◆ **WHAT THE TASK ASKS**
Transcribe the material exactly. Images do not belong in the copy.

◆ **RECORDED INFORMATION**
━━━━━━━━━━━━━━━━━━━━

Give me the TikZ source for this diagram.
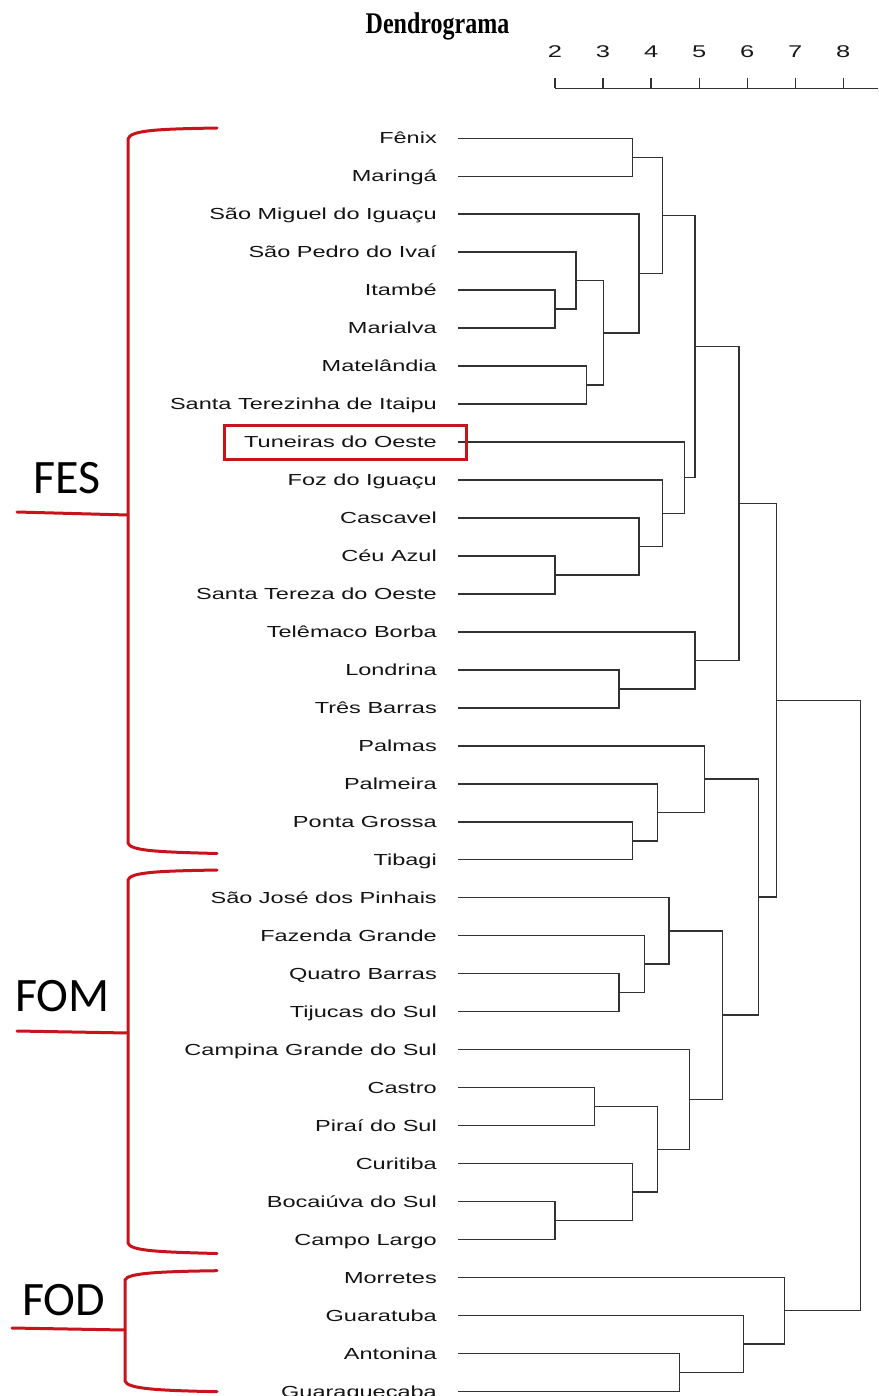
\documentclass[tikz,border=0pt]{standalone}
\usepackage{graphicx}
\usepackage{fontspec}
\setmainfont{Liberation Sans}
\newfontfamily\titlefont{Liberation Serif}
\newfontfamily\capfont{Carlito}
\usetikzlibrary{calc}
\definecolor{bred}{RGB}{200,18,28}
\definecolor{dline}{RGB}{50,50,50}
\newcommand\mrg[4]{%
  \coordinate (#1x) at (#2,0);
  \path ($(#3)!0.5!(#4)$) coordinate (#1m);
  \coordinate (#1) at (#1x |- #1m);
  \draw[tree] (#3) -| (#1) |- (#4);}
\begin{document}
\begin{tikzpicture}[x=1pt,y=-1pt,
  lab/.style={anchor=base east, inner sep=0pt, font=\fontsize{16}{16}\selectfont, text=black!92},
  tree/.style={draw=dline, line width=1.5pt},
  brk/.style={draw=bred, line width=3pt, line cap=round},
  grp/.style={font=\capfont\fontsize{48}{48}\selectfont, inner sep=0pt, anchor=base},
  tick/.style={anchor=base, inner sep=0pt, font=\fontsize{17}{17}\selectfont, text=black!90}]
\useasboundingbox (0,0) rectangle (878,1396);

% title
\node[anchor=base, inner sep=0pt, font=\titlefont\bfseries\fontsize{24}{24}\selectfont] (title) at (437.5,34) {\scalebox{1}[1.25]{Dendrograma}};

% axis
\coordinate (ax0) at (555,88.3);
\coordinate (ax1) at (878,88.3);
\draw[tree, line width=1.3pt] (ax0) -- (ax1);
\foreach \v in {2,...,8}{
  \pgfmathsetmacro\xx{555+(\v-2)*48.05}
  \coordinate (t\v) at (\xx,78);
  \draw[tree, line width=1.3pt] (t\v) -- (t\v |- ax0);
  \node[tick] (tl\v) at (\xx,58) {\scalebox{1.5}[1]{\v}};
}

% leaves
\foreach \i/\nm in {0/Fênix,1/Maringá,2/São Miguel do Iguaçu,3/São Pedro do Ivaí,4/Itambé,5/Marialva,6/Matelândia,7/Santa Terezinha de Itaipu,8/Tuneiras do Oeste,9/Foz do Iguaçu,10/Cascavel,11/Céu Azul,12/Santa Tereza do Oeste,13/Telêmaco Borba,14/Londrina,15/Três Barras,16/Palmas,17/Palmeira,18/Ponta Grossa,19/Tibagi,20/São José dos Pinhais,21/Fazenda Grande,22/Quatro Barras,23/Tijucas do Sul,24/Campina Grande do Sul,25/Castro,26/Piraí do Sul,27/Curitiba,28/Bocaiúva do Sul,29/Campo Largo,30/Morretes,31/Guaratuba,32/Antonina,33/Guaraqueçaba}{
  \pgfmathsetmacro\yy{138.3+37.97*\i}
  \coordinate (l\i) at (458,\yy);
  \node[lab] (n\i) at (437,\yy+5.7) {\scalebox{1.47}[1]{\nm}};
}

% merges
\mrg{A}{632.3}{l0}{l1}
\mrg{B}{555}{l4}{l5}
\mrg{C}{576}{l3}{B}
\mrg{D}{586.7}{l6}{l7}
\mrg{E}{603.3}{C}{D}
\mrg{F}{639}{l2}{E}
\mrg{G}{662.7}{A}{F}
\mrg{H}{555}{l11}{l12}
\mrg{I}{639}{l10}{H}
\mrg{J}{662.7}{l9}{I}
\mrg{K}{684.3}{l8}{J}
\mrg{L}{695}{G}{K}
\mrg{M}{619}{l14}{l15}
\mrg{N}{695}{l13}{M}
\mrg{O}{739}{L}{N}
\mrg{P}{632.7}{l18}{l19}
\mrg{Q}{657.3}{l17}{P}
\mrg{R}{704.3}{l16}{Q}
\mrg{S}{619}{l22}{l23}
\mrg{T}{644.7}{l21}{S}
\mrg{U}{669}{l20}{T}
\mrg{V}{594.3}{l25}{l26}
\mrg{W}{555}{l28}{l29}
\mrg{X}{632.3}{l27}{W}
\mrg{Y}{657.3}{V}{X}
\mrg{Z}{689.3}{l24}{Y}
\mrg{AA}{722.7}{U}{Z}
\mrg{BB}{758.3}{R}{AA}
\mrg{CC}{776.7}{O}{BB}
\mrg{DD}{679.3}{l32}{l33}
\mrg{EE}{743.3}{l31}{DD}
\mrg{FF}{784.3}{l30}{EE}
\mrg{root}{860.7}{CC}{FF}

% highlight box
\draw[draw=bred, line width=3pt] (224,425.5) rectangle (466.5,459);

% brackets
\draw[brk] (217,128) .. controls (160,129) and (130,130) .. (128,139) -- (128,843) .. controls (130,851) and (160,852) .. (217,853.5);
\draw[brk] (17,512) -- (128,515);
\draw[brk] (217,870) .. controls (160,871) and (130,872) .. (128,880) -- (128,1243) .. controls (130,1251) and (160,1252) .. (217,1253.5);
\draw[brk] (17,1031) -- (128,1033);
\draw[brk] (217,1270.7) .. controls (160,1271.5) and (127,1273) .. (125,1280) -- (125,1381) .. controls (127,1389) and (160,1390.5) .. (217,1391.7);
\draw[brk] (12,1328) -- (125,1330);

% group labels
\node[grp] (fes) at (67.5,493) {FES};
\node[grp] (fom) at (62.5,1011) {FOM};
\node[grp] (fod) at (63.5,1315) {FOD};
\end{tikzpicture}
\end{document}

━━━━━━━━━━━━━━━━━━━━

◆ **RESPONSE**
Give me the TikZ source for this diagram.
\documentclass[tikz,border=0pt]{standalone}
\usepackage{graphicx}
\usepackage{fontspec}
\setmainfont{Liberation Sans}
\newfontfamily\titlefont{Liberation Serif}
\newfontfamily\capfont{Carlito}
\usetikzlibrary{calc}
\definecolor{bred}{RGB}{200,18,28}
\definecolor{dline}{RGB}{50,50,50}
\newcommand\mrg[4]{%
  \coordinate (#1x) at (#2,0);
  \path ($(#3)!0.5!(#4)$) coordinate (#1m);
  \coordinate (#1) at (#1x |- #1m);
  \draw[tree] (#3) -| (#1) |- (#4);}
\begin{document}
\begin{tikzpicture}[x=1pt,y=-1pt,
  lab/.style={anchor=base east, inner sep=0pt, font=\fontsize{16}{16}\selectfont, text=black!92},
  tree/.style={draw=dline, line width=1.5pt},
  brk/.style={draw=bred, line width=3pt, line cap=round},
  grp/.style={font=\capfont\fontsize{48}{48}\selectfont, inner sep=0pt, anchor=base},
  tick/.style={anchor=base, inner sep=0pt, font=\fontsize{17}{17}\selectfont, text=black!90}]
\useasboundingbox (0,0) rectangle (878,1396);

% title
\node[anchor=base, inner sep=0pt, font=\titlefont\bfseries\fontsize{24}{24}\selectfont] (title) at (437.5,34) {\scalebox{1}[1.25]{Dendrograma}};

% axis
\coordinate (ax0) at (555,88.3);
\coordinate (ax1) at (878,88.3);
\draw[tree, line width=1.3pt] (ax0) -- (ax1);
\foreach \v in {2,...,8}{
  \pgfmathsetmacro\xx{555+(\v-2)*48.05}
  \coordinate (t\v) at (\xx,78);
  \draw[tree, line width=1.3pt] (t\v) -- (t\v |- ax0);
  \node[tick] (tl\v) at (\xx,58) {\scalebox{1.5}[1]{\v}};
}

% leaves
\foreach \i/\nm in {0/Fênix,1/Maringá,2/São Miguel do Iguaçu,3/São Pedro do Ivaí,4/Itambé,5/Marialva,6/Matelândia,7/Santa Terezinha de Itaipu,8/Tuneiras do Oeste,9/Foz do Iguaçu,10/Cascavel,11/Céu Azul,12/Santa Tereza do Oeste,13/Telêmaco Borba,14/Londrina,15/Três Barras,16/Palmas,17/Palmeira,18/Ponta Grossa,19/Tibagi,20/São José dos Pinhais,21/Fazenda Grande,22/Quatro Barras,23/Tijucas do Sul,24/Campina Grande do Sul,25/Castro,26/Piraí do Sul,27/Curitiba,28/Bocaiúva do Sul,29/Campo Largo,30/Morretes,31/Guaratuba,32/Antonina,33/Guaraqueçaba}{
  \pgfmathsetmacro\yy{138.3+37.97*\i}
  \coordinate (l\i) at (458,\yy);
  \node[lab] (n\i) at (437,\yy+5.7) {\scalebox{1.47}[1]{\nm}};
}

% merges
\mrg{A}{632.3}{l0}{l1}
\mrg{B}{555}{l4}{l5}
\mrg{C}{576}{l3}{B}
\mrg{D}{586.7}{l6}{l7}
\mrg{E}{603.3}{C}{D}
\mrg{F}{639}{l2}{E}
\mrg{G}{662.7}{A}{F}
\mrg{H}{555}{l11}{l12}
\mrg{I}{639}{l10}{H}
\mrg{J}{662.7}{l9}{I}
\mrg{K}{684.3}{l8}{J}
\mrg{L}{695}{G}{K}
\mrg{M}{619}{l14}{l15}
\mrg{N}{695}{l13}{M}
\mrg{O}{739}{L}{N}
\mrg{P}{632.7}{l18}{l19}
\mrg{Q}{657.3}{l17}{P}
\mrg{R}{704.3}{l16}{Q}
\mrg{S}{619}{l22}{l23}
\mrg{T}{644.7}{l21}{S}
\mrg{U}{669}{l20}{T}
\mrg{V}{594.3}{l25}{l26}
\mrg{W}{555}{l28}{l29}
\mrg{X}{632.3}{l27}{W}
\mrg{Y}{657.3}{V}{X}
\mrg{Z}{689.3}{l24}{Y}
\mrg{AA}{722.7}{U}{Z}
\mrg{BB}{758.3}{R}{AA}
\mrg{CC}{776.7}{O}{BB}
\mrg{DD}{679.3}{l32}{l33}
\mrg{EE}{743.3}{l31}{DD}
\mrg{FF}{784.3}{l30}{EE}
\mrg{root}{860.7}{CC}{FF}

% highlight box
\draw[draw=bred, line width=3pt] (224,425.5) rectangle (466.5,459);

% brackets
\draw[brk] (217,128) .. controls (160,129) and (130,130) .. (128,139) -- (128,843) .. controls (130,851) and (160,852) .. (217,853.5);
\draw[brk] (17,512) -- (128,515);
\draw[brk] (217,870) .. controls (160,871) and (130,872) .. (128,880) -- (128,1243) .. controls (130,1251) and (160,1252) .. (217,1253.5);
\draw[brk] (17,1031) -- (128,1033);
\draw[brk] (217,1270.7) .. controls (160,1271.5) and (127,1273) .. (125,1280) -- (125,1381) .. controls (127,1389) and (160,1390.5) .. (217,1391.7);
\draw[brk] (12,1328) -- (125,1330);

% group labels
\node[grp] (fes) at (67.5,493) {FES};
\node[grp] (fom) at (62.5,1011) {FOM};
\node[grp] (fod) at (63.5,1315) {FOD};
\end{tikzpicture}
\end{document}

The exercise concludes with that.